DATA SEGMENT →

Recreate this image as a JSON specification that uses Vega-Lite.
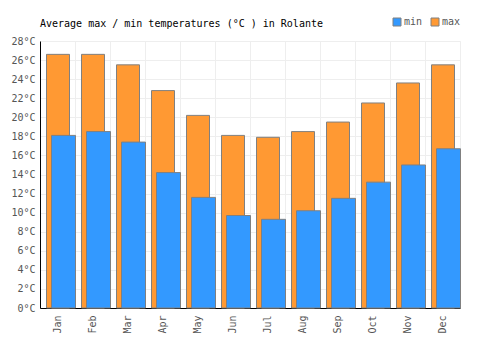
{
  "$schema": "https://vega.github.io/schema/vega-lite/v6.json",
  "width": 420,
  "height": 267,
  "autosize": {"type": "none"},
  "padding": {"left": 40, "top": 41, "right": 40, "bottom": 42},
  "config": {
    "font": "DejaVu Sans Mono",
    "view": {"stroke": "#eeeeee"},
    "axis": {"gridColor": "#eeeeee", "domainColor": "#000000", "labelColor": "#555555", "labelFontSize": 10, "ticks": false, "title": null}
  },
  "title": {"text": "Average max / min temperatures (°C ) in Rolante", "anchor": "start", "frame": "group", "fontSize": 10, "fontWeight": "normal", "color": "#000000", "offset": -12},
  "data": {"values": [
    {"month": "Jan", "type": "max", "temp": 26.6}, {"month": "Jan", "type": "min", "temp": 18.1},
    {"month": "Feb", "type": "max", "temp": 26.6}, {"month": "Feb", "type": "min", "temp": 18.5},
    {"month": "Mar", "type": "max", "temp": 25.5}, {"month": "Mar", "type": "min", "temp": 17.4},
    {"month": "Apr", "type": "max", "temp": 22.8}, {"month": "Apr", "type": "min", "temp": 14.2},
    {"month": "May", "type": "max", "temp": 20.2}, {"month": "May", "type": "min", "temp": 11.6},
    {"month": "Jun", "type": "max", "temp": 18.1}, {"month": "Jun", "type": "min", "temp": 9.7},
    {"month": "Jul", "type": "max", "temp": 17.9}, {"month": "Jul", "type": "min", "temp": 9.3},
    {"month": "Aug", "type": "max", "temp": 18.5}, {"month": "Aug", "type": "min", "temp": 10.2},
    {"month": "Sep", "type": "max", "temp": 19.5}, {"month": "Sep", "type": "min", "temp": 11.5},
    {"month": "Oct", "type": "max", "temp": 21.5}, {"month": "Oct", "type": "min", "temp": 13.2},
    {"month": "Nov", "type": "max", "temp": 23.6}, {"month": "Nov", "type": "min", "temp": 15.0},
    {"month": "Dec", "type": "max", "temp": 25.5}, {"month": "Dec", "type": "min", "temp": 16.7}
  ]},
  "encoding": {
    "x": {"field": "month", "type": "nominal", "sort": null,
      "scale": {"paddingInner": 0, "paddingOuter": 0},
      "axis": {"labelAngle": -90, "labelPadding": 7, "grid": true, "tickBand": "extent", "labelBaseline": "middle", "labelAlign": "right"}},
    "y": {"field": "temp", "type": "quantitative",
      "scale": {"domain": [0, 28], "nice": false},
      "axis": {"values": [0, 2, 4, 6, 8, 10, 12, 14, 16, 18, 20, 22, 24, 26, 28], "labelExpr": "datum.value + '°C'", "labelPadding": 5}},
    "color": {"field": "type", "type": "nominal",
      "scale": {"domain": ["min", "max"], "range": ["#3399ff", "#ff9933"]},
      "legend": {"title": null, "orient": "none", "legendX": 352, "legendY": -24, "direction": "horizontal", "symbolType": "square", "symbolSize": 64, "symbolStrokeColor": "#808080", "symbolStrokeWidth": 1, "labelFontSize": 10, "labelColor": "#555555", "labelOffset": 2, "columnPadding": 6}}
  },
  "layer": [
    {"transform": [{"filter": "datum.type === 'max'"}],
     "mark": {"type": "bar", "size": 23, "xOffset": 0.5, "stroke": "#808080", "strokeWidth": 1, "opacity": 1}},
    {"transform": [{"filter": "datum.type === 'min'"}],
     "mark": {"type": "bar", "size": 24, "xOffset": 6, "stroke": "#808080", "strokeWidth": 1, "opacity": 1}}
  ]
}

REQUIRED WORK → Reproduce the listing above exactly, excluding all pictures.

OUTPUT OF THE TASK →
Recreate this image as a JSON specification that uses Vega-Lite.
{
  "$schema": "https://vega.github.io/schema/vega-lite/v6.json",
  "width": 420,
  "height": 267,
  "autosize": {"type": "none"},
  "padding": {"left": 40, "top": 41, "right": 40, "bottom": 42},
  "config": {
    "font": "DejaVu Sans Mono",
    "view": {"stroke": "#eeeeee"},
    "axis": {"gridColor": "#eeeeee", "domainColor": "#000000", "labelColor": "#555555", "labelFontSize": 10, "ticks": false, "title": null}
  },
  "title": {"text": "Average max / min temperatures (°C ) in Rolante", "anchor": "start", "frame": "group", "fontSize": 10, "fontWeight": "normal", "color": "#000000", "offset": -12},
  "data": {"values": [
    {"month": "Jan", "type": "max", "temp": 26.6}, {"month": "Jan", "type": "min", "temp": 18.1},
    {"month": "Feb", "type": "max", "temp": 26.6}, {"month": "Feb", "type": "min", "temp": 18.5},
    {"month": "Mar", "type": "max", "temp": 25.5}, {"month": "Mar", "type": "min", "temp": 17.4},
    {"month": "Apr", "type": "max", "temp": 22.8}, {"month": "Apr", "type": "min", "temp": 14.2},
    {"month": "May", "type": "max", "temp": 20.2}, {"month": "May", "type": "min", "temp": 11.6},
    {"month": "Jun", "type": "max", "temp": 18.1}, {"month": "Jun", "type": "min", "temp": 9.7},
    {"month": "Jul", "type": "max", "temp": 17.9}, {"month": "Jul", "type": "min", "temp": 9.3},
    {"month": "Aug", "type": "max", "temp": 18.5}, {"month": "Aug", "type": "min", "temp": 10.2},
    {"month": "Sep", "type": "max", "temp": 19.5}, {"month": "Sep", "type": "min", "temp": 11.5},
    {"month": "Oct", "type": "max", "temp": 21.5}, {"month": "Oct", "type": "min", "temp": 13.2},
    {"month": "Nov", "type": "max", "temp": 23.6}, {"month": "Nov", "type": "min", "temp": 15.0},
    {"month": "Dec", "type": "max", "temp": 25.5}, {"month": "Dec", "type": "min", "temp": 16.7}
  ]},
  "encoding": {
    "x": {"field": "month", "type": "nominal", "sort": null,
      "scale": {"paddingInner": 0, "paddingOuter": 0},
      "axis": {"labelAngle": -90, "labelPadding": 7, "grid": true, "tickBand": "extent", "labelBaseline": "middle", "labelAlign": "right"}},
    "y": {"field": "temp", "type": "quantitative",
      "scale": {"domain": [0, 28], "nice": false},
      "axis": {"values": [0, 2, 4, 6, 8, 10, 12, 14, 16, 18, 20, 22, 24, 26, 28], "labelExpr": "datum.value + '°C'", "labelPadding": 5}},
    "color": {"field": "type", "type": "nominal",
      "scale": {"domain": ["min", "max"], "range": ["#3399ff", "#ff9933"]},
      "legend": {"title": null, "orient": "none", "legendX": 352, "legendY": -24, "direction": "horizontal", "symbolType": "square", "symbolSize": 64, "symbolStrokeColor": "#808080", "symbolStrokeWidth": 1, "labelFontSize": 10, "labelColor": "#555555", "labelOffset": 2, "columnPadding": 6}}
  },
  "layer": [
    {"transform": [{"filter": "datum.type === 'max'"}],
     "mark": {"type": "bar", "size": 23, "xOffset": 0.5, "stroke": "#808080", "strokeWidth": 1, "opacity": 1}},
    {"transform": [{"filter": "datum.type === 'min'"}],
     "mark": {"type": "bar", "size": 24, "xOffset": 6, "stroke": "#808080", "strokeWidth": 1, "opacity": 1}}
  ]
}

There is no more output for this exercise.